And they’re off!

Welcome to our new readers!

Here are the first bean overachievers, a mere six days after planting. Thus begins four months of all beans, all the time. But before that, enjoy an essay on an oft-overlooked garden offering, with thanks to my exceptional writing group for their feedback.

Rhubarb

The screaming shop-vac in my kitchen means one of two things: someone’s dropped a wine glass or I’m making pie.

At ten o’clock in the morning, I can assure you it’s not the former.

Early summer is high rhubarb season and one of two times a year I bake pie. Conditions are critical. The baker requires unhurried time, a good night’s sleep and the house to herself.

For most of my life I have been rhubarb-averse. The sourness was off-putting, needing too much sugar to coax out its latent sweetness. My grandfather guaranteed my distaste for the stuff one long-ago June day when he pulled a strawberry-hued stalk from Grandma’s garden and handed it to me. “Try this.”

Even a ten-year-old could see through that. Nothing delighted him more than baiting the grandkids. I stared at him, my chin stubbornly stuck out.

“Oh, go on,” he cackled. “You’ll like it.” The longer I resisted, the more he pressured. “I promise.”

I bit.

My eyes squinched shut so hard I saw lights and Grandpa laughed until he wheezed.

I cared nothing more for the stuff until a patch of it began to thrive next to my driveway. At that point it stopped being a tool to torture little kids and became a crop. Free food. Even better—-pie.

Around here, for better or for worse, pie is scratch made, including the crust. However, this is one of a number of skills that seems to have skipped a generation. My mother executed and perfected pie crusts in absence of formal instruction, and I, on the other hand, can never manage better than low mediocre no matter how many times someone shows me how. I attempt her deft lightness with a rolling pin, hoping that some of her kitchen intuition will by rights transmute to her daughter.

It never does.

Mom also followed recipes as they were written, knowing well enough not to push her luck. That skill her daughter possesses in spades.

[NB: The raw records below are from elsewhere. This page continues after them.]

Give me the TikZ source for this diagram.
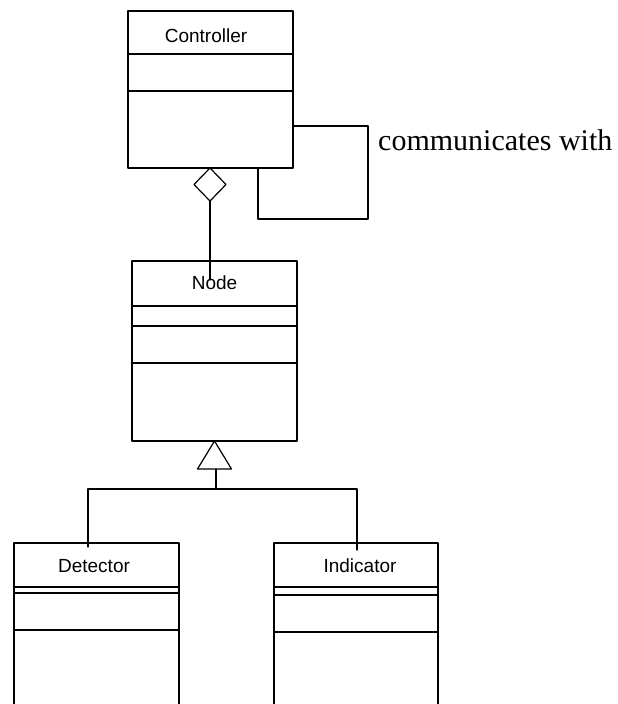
\documentclass[tikz,border=0pt]{standalone}
\usepackage{fontspec}
\setmainfont{Liberation Serif}
\setsansfont{Liberation Sans}
\usetikzlibrary{shapes.geometric}

\begin{document}
\begin{tikzpicture}[x=1pt,y=-1pt,line cap=round,line join=round,
    uml/.style={line width=1.2pt},
    classbox/.style={uml,draw,rectangle,inner sep=0pt,outer sep=0pt},
    classname/.style={font=\sffamily\fontsize{19}{22}\selectfont,anchor=base,inner sep=0pt},
    aggdiamond/.style={uml,draw,fill=white,diamond,inner sep=0pt,outer sep=0pt,
      minimum width=32pt,minimum height=33pt}]
  \path[use as bounding box] (0,0) rectangle (618,704);
  \clip (0,0) rectangle (618,704);

  \node[classbox,minimum width=165pt,minimum height=157pt] (ctrl) at (210.5,89.5) {};
  \node[classname] (ctrlname) at (206,42) {Controller};
  \foreach \y in {54,91}
    \draw[uml] (ctrl.west |- 0,\y) -- (ctrl.east |- 0,\y);

  \node[classbox,minimum width=165pt,minimum height=180pt] (node) at (214.5,351) {};
  \node[classname] (nodename) at (214.5,289) {Node};
  \foreach \y in {306,326,363}
    \draw[uml] (node.west |- 0,\y) -- (node.east |- 0,\y);

  \node[classbox,minimum width=165pt,minimum height=177pt] (det) at (96.5,631.5) {};
  \node[classname] (detname) at (94,572) {Detector};
  \foreach \y in {587,593,630}
    \draw[uml] (det.west |- 0,\y) -- (det.east |- 0,\y);

  \node[classbox,minimum width=164pt,minimum height=177pt] (ind) at (356,631.5) {};
  \node[classname] (indname) at (360,572) {Indicator};
  \foreach \y in {587,595,632}
    \draw[uml] (ind.west |- 0,\y) -- (ind.east |- 0,\y);

  \node[aggdiamond,anchor=north] (agg) at (210,168) {};
  \coordinate (aggend) at (210,280);
  \draw[uml] (agg.south) -- (aggend);

  \coordinate (loopcorner) at (368,219);
  \draw[uml] ([yshift=-36.5pt]ctrl.east) -| (loopcorner) -| ([xshift=47.5pt]ctrl.south);
  \node[font=\fontsize{30}{36}\selectfont,anchor=base west,inner sep=0pt] (commlbl)
    at (378,150) {communicates with};

  \coordinate (genbase) at (216,469);
  \coordinate (genjoin) at (216,489);
  \coordinate (detin) at (88,547);
  \coordinate (indin) at (357,550);
  \draw[uml,fill=white] (node.south) -- ++(-17,28) -- ++(34,0) -- cycle;
  \draw[uml] (genbase) -- (genjoin);
  \draw[uml] (detin) |- (genjoin) -| (indin);
\end{tikzpicture}
\end{document}
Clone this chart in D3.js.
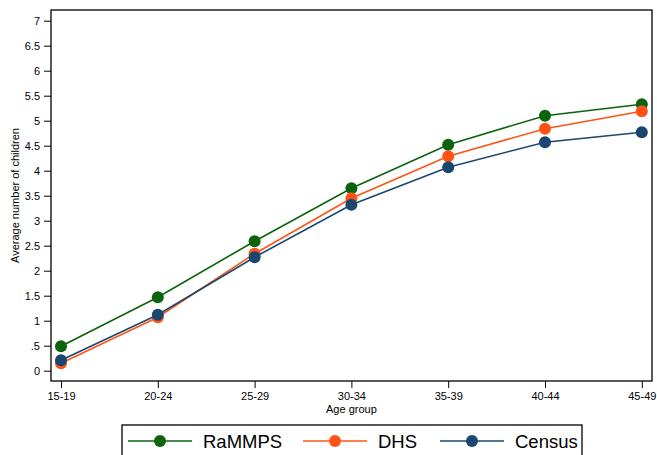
<!DOCTYPE html>
<html><head><meta charset="utf-8">
<script src="https://cdn.jsdelivr.net/npm/d3@7"></script>
<style>body{margin:0;background:#fff}svg{display:block}text{font-family:"Liberation Sans",Arial,sans-serif}</style>
</head><body>
<svg id="c" width="657" height="455"></svg>
<script>
const categories = ["15-19","20-24","25-29","30-34","35-39","40-44","45-49"];
const rammps = [0.49, 1.47, 2.59, 3.65, 4.52, 5.10, 5.33];
const dhs    = [0.15, 1.07, 2.34, 3.45, 4.29, 4.84, 5.19];
const census = [0.21, 1.12, 2.27, 3.32, 4.07, 4.57, 4.77];
const seriesNames = ["RaMMPS","DHS","Census"];
const seriesColors = ["#0b640b","#ff5316","#1a476f"];
const yTicks = [0,0.5,1,1.5,2,2.5,3,3.5,4,4.5,5,5.5,6,6.5,7];
const yTickLabels = ["0",".5","1","1.5","2","2.5","3","3.5","4","4.5","5","5.5","6","6.5","7"];

const svg = d3.select("#c");
const L=51, R=652, T=10, B=381;
const x = d3.scalePoint().domain(categories).range([61, 641.8]);
const y = d3.scaleLinear().domain([0,7]).range([370.7, 20.7]);

svg.append("rect").attr("x",L).attr("y",T).attr("width",R-L).attr("height",B-T)
  .attr("fill","none").attr("stroke","#000").attr("stroke-width",1.3);

const yAxis = d3.axisLeft(y).tickValues(yTicks).tickFormat((d,i)=>yTickLabels[i]).tickSize(7).tickPadding(4);
const gy = svg.append("g").attr("transform",`translate(${L},0)`).call(yAxis);
gy.select(".domain").remove();
gy.selectAll("text").attr("font-size",11).attr("fill","#000").style("font-family","'Liberation Sans',Arial,sans-serif");
gy.selectAll("line").attr("stroke","#000");

const xAxis = d3.axisBottom(x).tickSize(7).tickPadding(4);
const gx = svg.append("g").attr("transform",`translate(0,${B})`).call(xAxis);
gx.select(".domain").remove();
gx.selectAll("text").attr("font-size",11).attr("fill","#000").style("font-family","'Liberation Sans',Arial,sans-serif");
gx.selectAll("line").attr("stroke","#000");

svg.append("text").attr("x",(61+641.8)/2).attr("y",413).attr("text-anchor","middle")
  .attr("font-size",11).text("Age group");
svg.append("text").attr("transform",`translate(19,${(T+B)/2}) rotate(-90)`).attr("text-anchor","middle")
  .attr("font-size",11).text("Average number of children");

const all = [rammps, dhs, census];
const line = d3.line().x((d,i)=>x(categories[i])).y(d=>y(d));
all.forEach((vals,k)=>{
  const g = svg.append("g");
  g.append("path").datum(vals).attr("d",line).attr("fill","none")
    .attr("stroke",seriesColors[k]).attr("stroke-width",1.6);
  g.selectAll("circle").data(vals).join("circle")
    .attr("cx",(d,i)=>x(categories[i])).attr("cy",d=>y(d)).attr("r",6)
    .attr("fill",seriesColors[k]);
});

// legend
svg.append("rect").attr("x",122).attr("y",425).attr("width",460).attr("height",40)
  .attr("fill","#fff").attr("stroke","#000").attr("stroke-width",1.3);
const legX = [128, 303, 440];
seriesNames.forEach((n,k)=>{
  const lx = legX[k], ly = 441;
  svg.append("line").attr("x1",lx).attr("x2",lx+64).attr("y1",ly).attr("y2",ly)
    .attr("stroke",seriesColors[k]).attr("stroke-width",1.6);
  svg.append("circle").attr("cx",lx+32).attr("cy",ly).attr("r",6).attr("fill",seriesColors[k]);
  svg.append("text").attr("x",lx+75).attr("y",ly+7).attr("font-size",18.5).text(n);
});
</script>
</body></html>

The effort might have been doomed from the start when I substituted whole wheat for half of the usual white flour. It unbalanced the dry-to-liquid ratio, but it seemed easy to adjust as I went.

Let’s just say that in defiance of every pie recipe ever written, I rolled and re-rolled the dough until it hung together. By the time I’d confined the crust to its plate and weighed it in place with rhubarb filling, it was hard to tell who’d won. The kitchen required cleanup with not a broom, but the aforementioned shop-vac. One jeans leg was dusted white from the knee down. Enough flour coated the floor to resembled sawdust at a barn dance. To the delight of the dog, my bare feet had tracked dough bits as far as the living room. And I discovered, too late, that it was the wrong day to wear a black shirt in the kitchen.

None of this would be worth the aggravation except that scratch baking seems to feed the hunger for belonging to a food culture. When I was a kid in the 60’s, any recipes from our family’s countries of origin had been abandoned in favor of meals from boxes and cans. Mom and her mother welcomed the upgrade to convenience from handmade hardship. But traditions were lost. Our entire food heritage seems to have been left behind on the ships that brought ancestors from Ireland.

In her book Animal, Vegetable, Miracle, Barbara Kingsolver maintains that “At its heart, a genuine food culture is an affinity between people and the land that feeds them.” This makes rhubarb part of my food culture. It grew in every garden of my childhood and now it grows in mine.

I am kin to rhubarb, beans, and anyone willing to share a warm slice of rhubarb pie.